Draw a circle with center O and radius 3.5 cm. Take a horizontal diameter. Extend it to both sides to point P and Q such that OP=OQ=7cm. Draw tangents PA and QB one above the diameter and the other below the diameter. Is $PA||PQ$.

Answer 1

Hint – Draw the diagrammatic representation using the information provided in the question. Use the property that if tangents are drawn from an external point onto a circle then the tangent makes a 90 degrees angle with the diameter and the point of contact.
Complete step-by-step answer:
Steps of construction:
$\left( 1 \right)$ Draw a circle of radius 3.5cm with center O.

$\left( 2 \right)$ Extending the diameter from both the sides such that it meets P and Q in a way that OP=OQ=7cm.

$\left( 3 \right)$ Draw tangents from P and Q such that the tangents meet the circle on either side at A or B as shown in figure.

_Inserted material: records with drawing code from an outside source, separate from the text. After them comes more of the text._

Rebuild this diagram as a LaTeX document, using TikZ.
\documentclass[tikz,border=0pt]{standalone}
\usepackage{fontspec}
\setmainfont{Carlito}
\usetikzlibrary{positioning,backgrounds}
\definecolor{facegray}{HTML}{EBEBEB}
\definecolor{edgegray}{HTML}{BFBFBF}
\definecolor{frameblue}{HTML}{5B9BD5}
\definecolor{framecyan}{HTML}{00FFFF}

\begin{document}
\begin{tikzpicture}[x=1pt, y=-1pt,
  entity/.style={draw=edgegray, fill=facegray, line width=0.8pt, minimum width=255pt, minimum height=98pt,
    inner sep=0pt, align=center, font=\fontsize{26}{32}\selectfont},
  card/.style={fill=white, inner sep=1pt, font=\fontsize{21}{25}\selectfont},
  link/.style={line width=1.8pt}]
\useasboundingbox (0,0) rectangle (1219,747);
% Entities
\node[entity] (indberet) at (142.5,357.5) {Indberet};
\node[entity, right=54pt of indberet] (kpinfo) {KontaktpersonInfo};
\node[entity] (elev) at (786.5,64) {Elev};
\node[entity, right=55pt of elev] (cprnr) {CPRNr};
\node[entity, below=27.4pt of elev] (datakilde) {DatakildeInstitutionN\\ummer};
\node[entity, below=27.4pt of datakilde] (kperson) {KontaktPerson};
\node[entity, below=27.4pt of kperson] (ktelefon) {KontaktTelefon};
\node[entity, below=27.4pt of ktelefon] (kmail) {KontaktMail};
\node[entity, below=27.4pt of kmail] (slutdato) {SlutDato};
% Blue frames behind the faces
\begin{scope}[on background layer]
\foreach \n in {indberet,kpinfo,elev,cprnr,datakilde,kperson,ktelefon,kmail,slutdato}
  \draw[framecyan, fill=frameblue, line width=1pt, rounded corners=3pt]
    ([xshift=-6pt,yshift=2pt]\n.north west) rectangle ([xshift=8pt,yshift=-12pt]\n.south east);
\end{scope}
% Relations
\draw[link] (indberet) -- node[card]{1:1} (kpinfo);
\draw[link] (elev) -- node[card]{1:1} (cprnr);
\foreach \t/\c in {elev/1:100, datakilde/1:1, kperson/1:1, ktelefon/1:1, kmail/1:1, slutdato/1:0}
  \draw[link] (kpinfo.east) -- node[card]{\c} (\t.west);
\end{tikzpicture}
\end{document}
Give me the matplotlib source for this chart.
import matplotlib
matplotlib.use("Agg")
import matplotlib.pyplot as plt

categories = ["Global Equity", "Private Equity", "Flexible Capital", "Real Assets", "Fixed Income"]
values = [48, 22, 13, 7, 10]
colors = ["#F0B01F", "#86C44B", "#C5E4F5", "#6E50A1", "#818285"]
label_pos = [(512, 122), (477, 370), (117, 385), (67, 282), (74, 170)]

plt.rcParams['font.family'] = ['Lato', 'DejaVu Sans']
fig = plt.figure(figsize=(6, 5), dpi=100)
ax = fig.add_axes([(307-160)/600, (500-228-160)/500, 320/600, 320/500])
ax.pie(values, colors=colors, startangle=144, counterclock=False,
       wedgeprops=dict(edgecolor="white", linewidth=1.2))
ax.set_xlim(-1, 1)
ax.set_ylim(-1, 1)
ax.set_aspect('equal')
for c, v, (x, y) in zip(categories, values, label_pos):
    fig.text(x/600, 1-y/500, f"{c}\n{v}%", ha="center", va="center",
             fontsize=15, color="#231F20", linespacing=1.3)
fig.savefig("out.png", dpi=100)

Now as we know that according to property of circle that from an external point if a tangent is drawn than the tangent makes an angle 90 degree with the radius of the circle so join point OA and OB we have,

$ \Rightarrow \angle OAP = \angle OBQ = {90^\circ}$
Now in triangle OAP and OBQ we have,
OA = OB (radius of circle)
OP = OQ = 7 cm (given)
$\angle OAP = \angle OBQ = {90^\circ}$
Therefore the triangles OAP and OBQ are similar.
Therefore the triangles OAP and OBQ are similar to each other.
Therefore sides PA and BQ are parallel to each other.
So this is the required answer.

Note – Solving such problems requires the use of CPCT that is corresponding parts of congruent triangles. CPCT is always used only when the two triangles are proved similar, there are certain criteria through which triangles can be proved similar like SSS, ASA, AAA or AAS.